The folk songs bore no political overto­nes, and were rendered for entertainment at meetings (where they blended with the protest ethos), but had a more serious positivity—reviving forgotten vocal traditions colonialism suppressed. Typically, they required masters to deliver well. That’s how, say, a Bhatiali boat-song, Selam chacha became synonymous with Lokgeet exponent Hemanga Biswas. Int­e­­restingly, the second category was the convenient alteration of traditional kirtans, like Punjabi Prem Dhawan’s Arey bha­ago London bhaago, referring to the Cri­­pps Mission representations. The third, being onstage, came from singer-­dancers or actor-storytellers.

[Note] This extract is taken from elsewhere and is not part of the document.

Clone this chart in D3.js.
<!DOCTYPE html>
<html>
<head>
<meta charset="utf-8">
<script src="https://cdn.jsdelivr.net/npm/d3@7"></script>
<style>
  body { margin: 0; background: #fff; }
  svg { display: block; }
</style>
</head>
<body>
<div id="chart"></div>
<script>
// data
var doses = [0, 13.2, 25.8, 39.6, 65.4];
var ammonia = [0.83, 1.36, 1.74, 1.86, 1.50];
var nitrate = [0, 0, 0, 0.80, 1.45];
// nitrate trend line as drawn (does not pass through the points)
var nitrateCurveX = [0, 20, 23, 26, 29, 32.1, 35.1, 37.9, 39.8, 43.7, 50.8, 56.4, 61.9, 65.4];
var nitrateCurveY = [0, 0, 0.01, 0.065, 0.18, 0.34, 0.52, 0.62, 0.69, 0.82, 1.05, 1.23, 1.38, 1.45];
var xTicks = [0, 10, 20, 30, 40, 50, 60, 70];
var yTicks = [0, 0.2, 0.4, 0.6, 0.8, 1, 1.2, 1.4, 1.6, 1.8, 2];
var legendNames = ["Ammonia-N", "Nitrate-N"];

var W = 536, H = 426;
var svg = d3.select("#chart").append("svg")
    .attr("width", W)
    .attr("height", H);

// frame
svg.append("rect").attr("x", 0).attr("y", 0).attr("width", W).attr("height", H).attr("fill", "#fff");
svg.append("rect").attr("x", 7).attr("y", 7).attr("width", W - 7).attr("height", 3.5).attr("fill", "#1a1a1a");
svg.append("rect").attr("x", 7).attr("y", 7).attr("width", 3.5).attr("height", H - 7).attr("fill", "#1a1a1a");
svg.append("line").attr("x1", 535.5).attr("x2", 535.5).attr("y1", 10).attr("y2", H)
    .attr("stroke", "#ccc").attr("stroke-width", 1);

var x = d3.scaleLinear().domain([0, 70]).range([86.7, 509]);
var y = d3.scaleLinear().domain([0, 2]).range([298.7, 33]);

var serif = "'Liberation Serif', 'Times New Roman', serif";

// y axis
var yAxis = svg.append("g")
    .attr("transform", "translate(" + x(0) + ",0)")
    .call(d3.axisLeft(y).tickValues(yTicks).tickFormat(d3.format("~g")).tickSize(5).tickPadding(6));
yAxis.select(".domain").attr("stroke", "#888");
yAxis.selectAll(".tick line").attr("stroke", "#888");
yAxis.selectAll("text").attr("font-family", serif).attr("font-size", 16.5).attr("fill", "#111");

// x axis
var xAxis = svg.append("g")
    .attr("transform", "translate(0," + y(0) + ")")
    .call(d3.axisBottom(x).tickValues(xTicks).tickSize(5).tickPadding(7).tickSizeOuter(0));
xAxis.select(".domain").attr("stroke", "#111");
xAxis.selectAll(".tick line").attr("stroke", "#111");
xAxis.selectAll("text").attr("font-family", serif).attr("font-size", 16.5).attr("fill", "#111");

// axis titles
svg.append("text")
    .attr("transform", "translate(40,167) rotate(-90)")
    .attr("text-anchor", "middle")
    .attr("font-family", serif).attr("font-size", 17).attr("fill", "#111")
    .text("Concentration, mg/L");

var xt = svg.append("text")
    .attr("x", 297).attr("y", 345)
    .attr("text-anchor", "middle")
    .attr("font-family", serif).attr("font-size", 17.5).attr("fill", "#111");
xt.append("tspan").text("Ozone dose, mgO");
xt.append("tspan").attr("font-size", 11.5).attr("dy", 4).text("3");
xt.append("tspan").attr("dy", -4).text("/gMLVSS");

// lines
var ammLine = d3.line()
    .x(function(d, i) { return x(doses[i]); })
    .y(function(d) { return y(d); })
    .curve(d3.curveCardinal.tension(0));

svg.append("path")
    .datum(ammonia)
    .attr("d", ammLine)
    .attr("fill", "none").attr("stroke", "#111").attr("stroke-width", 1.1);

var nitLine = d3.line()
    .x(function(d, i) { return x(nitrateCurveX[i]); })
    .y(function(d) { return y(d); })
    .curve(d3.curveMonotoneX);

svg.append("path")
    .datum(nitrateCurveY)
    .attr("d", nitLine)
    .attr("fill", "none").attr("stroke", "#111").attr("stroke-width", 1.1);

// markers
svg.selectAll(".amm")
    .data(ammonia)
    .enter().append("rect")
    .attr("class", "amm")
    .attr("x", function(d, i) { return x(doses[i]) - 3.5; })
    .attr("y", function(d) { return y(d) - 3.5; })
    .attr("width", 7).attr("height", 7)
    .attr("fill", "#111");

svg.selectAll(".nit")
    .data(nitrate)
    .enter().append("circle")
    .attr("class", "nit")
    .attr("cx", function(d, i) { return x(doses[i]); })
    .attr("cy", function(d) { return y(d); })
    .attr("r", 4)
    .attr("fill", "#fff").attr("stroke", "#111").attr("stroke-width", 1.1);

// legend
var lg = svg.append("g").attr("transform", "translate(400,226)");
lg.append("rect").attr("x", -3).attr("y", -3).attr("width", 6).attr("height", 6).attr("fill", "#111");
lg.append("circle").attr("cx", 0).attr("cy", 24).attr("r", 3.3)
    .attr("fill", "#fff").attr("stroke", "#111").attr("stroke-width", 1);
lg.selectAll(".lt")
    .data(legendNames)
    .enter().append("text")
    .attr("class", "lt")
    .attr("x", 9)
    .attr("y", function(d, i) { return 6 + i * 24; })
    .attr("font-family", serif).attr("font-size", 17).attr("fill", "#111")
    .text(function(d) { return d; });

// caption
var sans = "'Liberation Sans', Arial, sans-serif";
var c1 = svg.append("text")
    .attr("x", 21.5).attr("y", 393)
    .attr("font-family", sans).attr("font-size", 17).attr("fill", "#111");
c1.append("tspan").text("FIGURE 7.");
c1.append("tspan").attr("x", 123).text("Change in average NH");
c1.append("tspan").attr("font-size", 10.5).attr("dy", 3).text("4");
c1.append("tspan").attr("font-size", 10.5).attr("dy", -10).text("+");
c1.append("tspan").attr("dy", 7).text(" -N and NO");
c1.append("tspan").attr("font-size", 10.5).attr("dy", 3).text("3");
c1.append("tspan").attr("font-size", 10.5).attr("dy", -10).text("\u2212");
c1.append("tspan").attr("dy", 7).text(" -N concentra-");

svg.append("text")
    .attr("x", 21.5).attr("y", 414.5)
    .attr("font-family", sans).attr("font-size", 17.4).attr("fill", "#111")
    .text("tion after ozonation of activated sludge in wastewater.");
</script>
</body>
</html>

Conversely, rural-groomed Kerala People’s Arts Club (KPAC) went on to craft a ‘new folk’ idiom that retained rus­­tic simplicity, but introduced greater melodic content. For instance, poet O.N.V. Kurup’s near-romantic Ponnarival ambili in the cult play Ningalenne Commu­nis­takki (You Made Me a Communist) from 1952, a year after KPAC’s formation.

Protest music banking on Indian cla­­s­sical flourished in Bombay and Calc­utta, thanks largely to the 1943-formed IPTA’s central squad that had trained musicians guided by stalwarts like Ravi Shankar and composer-writer Jyotiri­n­dra Moitra. Sumangala notes that Hin­du­stani and Carnatic music began acc­­­­ommodating folk and patriotic songs in the latter half of concerts. The Western idiom found representation in staccato phrases, melodies with notes not close to each other (for heightened dramatic effect) along with hard drumbeats. Salil Chowdhury’s IPTA com­positions were examples.

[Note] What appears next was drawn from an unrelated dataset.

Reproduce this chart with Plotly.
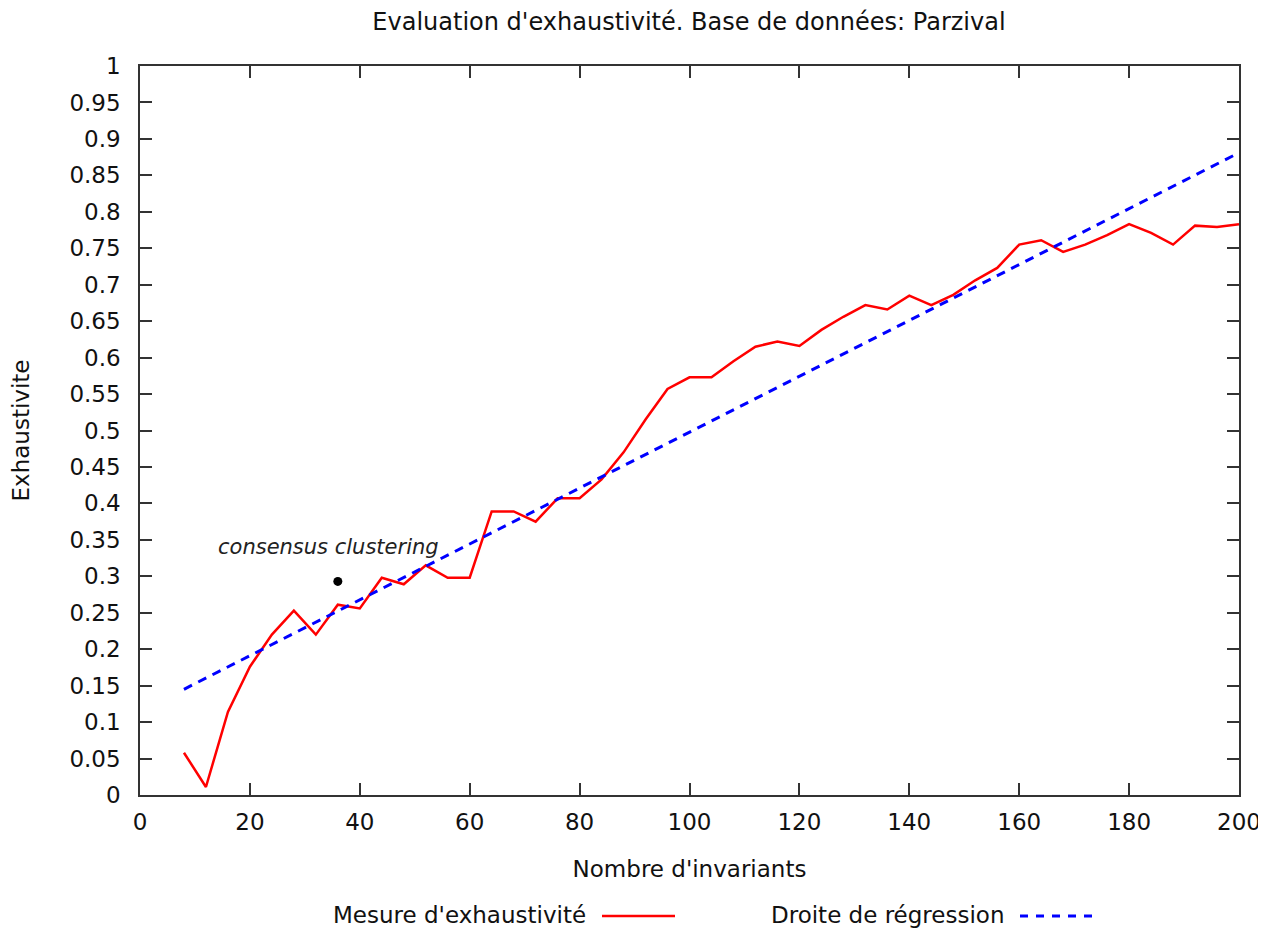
import plotly.graph_objects as go

# Data
invariants = [8, 12, 16, 20, 24, 28, 32, 36, 40, 44, 48, 52, 56, 60, 64, 68, 72, 76, 80, 84,
              88, 92, 96, 100, 104, 108, 112, 116, 120, 124, 128, 132, 136, 140, 144, 148,
              152, 156, 160, 164, 168, 172, 176, 180, 184, 188, 192, 196, 200]
exhaustivite = [0.058, 0.011, 0.114, 0.176, 0.220, 0.253, 0.220, 0.261, 0.256, 0.298, 0.289,
                0.315, 0.298, 0.298, 0.389, 0.389, 0.375, 0.407, 0.407, 0.433, 0.470, 0.515,
                0.557, 0.573, 0.573, 0.595, 0.615, 0.622, 0.616, 0.638, 0.656, 0.672, 0.666,
                0.685, 0.672, 0.686, 0.706, 0.723, 0.755, 0.761, 0.745, 0.755, 0.768, 0.783,
                0.771, 0.755, 0.781, 0.779, 0.783]
reg_x = [8, 200]
reg_y = [0.145, 0.881]
consensus_x = [36]
consensus_y = [0.293]

FONT = "DejaVu Sans"
OFF = 8  # page body margin
W, H = 1266 - OFF, 930 - OFF
# plot area edges in page pixels
L, R, T, B = 140, 1239, 66, 795
Lf, Rf, Tf, Bf = L - OFF, R - OFF, T - OFF, B - OFF

fig = go.Figure()
fig.add_trace(go.Scatter(x=invariants, y=exhaustivite, mode="lines",
                         line=dict(color="#ff0000", width=2.5),
                         name="Mesure d'exhaustivité", showlegend=False))
fig.add_trace(go.Scatter(x=reg_x, y=reg_y, mode="lines",
                         line=dict(color="#0000ff", width=3, dash="9px,7px"),
                         name="Droite de régression", showlegend=False))
fig.add_trace(go.Scatter(x=consensus_x, y=consensus_y, mode="markers",
                         marker=dict(color="black", size=9),
                         name="consensus clustering", showlegend=False))

fig.add_annotation(x=34.3, y=0.34, text="<i>consensus clustering</i>", showarrow=False,
                   xanchor="center", yanchor="middle",
                   font=dict(family=FONT, size=21, color="#222"))


def px(xp):
    return (xp - L) / (R - L)


def py(yp):
    return (B - yp) / (B - T)


# custom legend (text then sample, gnuplot style)
fig.add_annotation(xref="paper", yref="paper", x=px(588), y=py(915), text="Mesure d'exhaustivité",
                   showarrow=False, xanchor="right", yanchor="middle",
                   font=dict(family=FONT, size=23, color="#111"))
fig.add_shape(type="line", xref="paper", yref="paper", x0=px(602), x1=px(675), y0=py(916), y1=py(916),
              line=dict(color="#ff0000", width=2.5))
fig.add_annotation(xref="paper", yref="paper", x=px(1006), y=py(915), text="Droite de régression",
                   showarrow=False, xanchor="right", yanchor="middle",
                   font=dict(family=FONT, size=23, color="#111"))
fig.add_shape(type="line", xref="paper", yref="paper", x0=px(1020), x1=px(1093), y0=py(916), y1=py(916),
              line=dict(color="#0000ff", width=3, dash="8px,8px"))

axis_common = dict(showline=True, linecolor="#333", linewidth=1.5, mirror="allticks",
                   ticks="inside", ticklen=12, tickcolor="#333", tickwidth=1.5,
                   showgrid=False, zeroline=False, automargin=False,
                   tickfont=dict(family=FONT, size=23, color="#111"))

fig.update_layout(
    width=W, height=H,
    margin=dict(l=Lf, r=W - Rf, t=Tf, b=H - Bf),
    plot_bgcolor="white", paper_bgcolor="white",
    title=dict(text="Evaluation d'exhaustivité. Base de données: Parzival",
               x=((373 + 1005) / 2 - OFF) / W, xanchor="center",
               y=1 - (22 - OFF) / H, yanchor="middle",
               font=dict(family=FONT, size=24, color="#111")),
    xaxis=dict(range=[0, 200], tickmode="linear", tick0=0, dtick=20,
               ticklabelstandoff=6,
               title=dict(text="Nombre d'invariants", standoff=27,
                          font=dict(family=FONT, size=23, color="#111")),
               **axis_common),
    yaxis=dict(range=[0, 1], tickmode="linear", tick0=0, dtick=0.05,
               ticklabelstandoff=13,
               title=dict(text="Exhaustivite", standoff=36,
                          font=dict(family=FONT, size=23, color="#111")),
               **axis_common),
)

fig.write_html("out.html")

The movement’s focus on revival of folk traditions, according to Communist lea­der P.C. Joshi, was to “wea­­ken chauvinistic traits”. Thus IPTA music incorporated var­­ied traditions: Lavani, Tamasha, Pow­ada of Maharashtra, Ramlila of the Gan­g­etic plains, Bengal’s Baul and San­­­­­­­g­­­eeta­nat­akam down south. In Kerala, the shelf-life of the theatre songs was far greater than the plays that gave them birth, the book rig­­htly notes. The Praja Natya Mandali revved up music in And­hra. In Assam, IPTA music gained from traditional Sattriya and Bihu dances, besides Uday Sha­­nkar’s experiments alo­ngside music and local theatres as well as films.

A trained vocalist who gives recitals on protest music (showcasing scores by Reba Roychowdury, Sheela Bhatia, Swa­ta­ntrata Prakash, Preeti Sarkar), the author’s meeting with singer P.K. Medini, who had emerged from the labour movement aro­­und the coir factories of Alap­pu­zha in the ’40s, helps her red­­iscover the charm of a hit song of that era—she has notated Pacchap­pa­nantatte (as she has quite a few others). More dramatically, Sumangala stumbles upon a South Afri­­can parallel to an Indian song penned after the Jalli­anwala Bagh massacre—fin­ding how Parna Jhanda travelled to Tra­n­svaal, enthusing anti-apartheid fighters.

The narrative often tends to be academic, but such seriousness is inevitable when the mission is to establish the identity of protest music, its social context, the politics-aesthetics relatio­n­­ship and popularity beyond market dynamics. All of that, without being carried away at any point.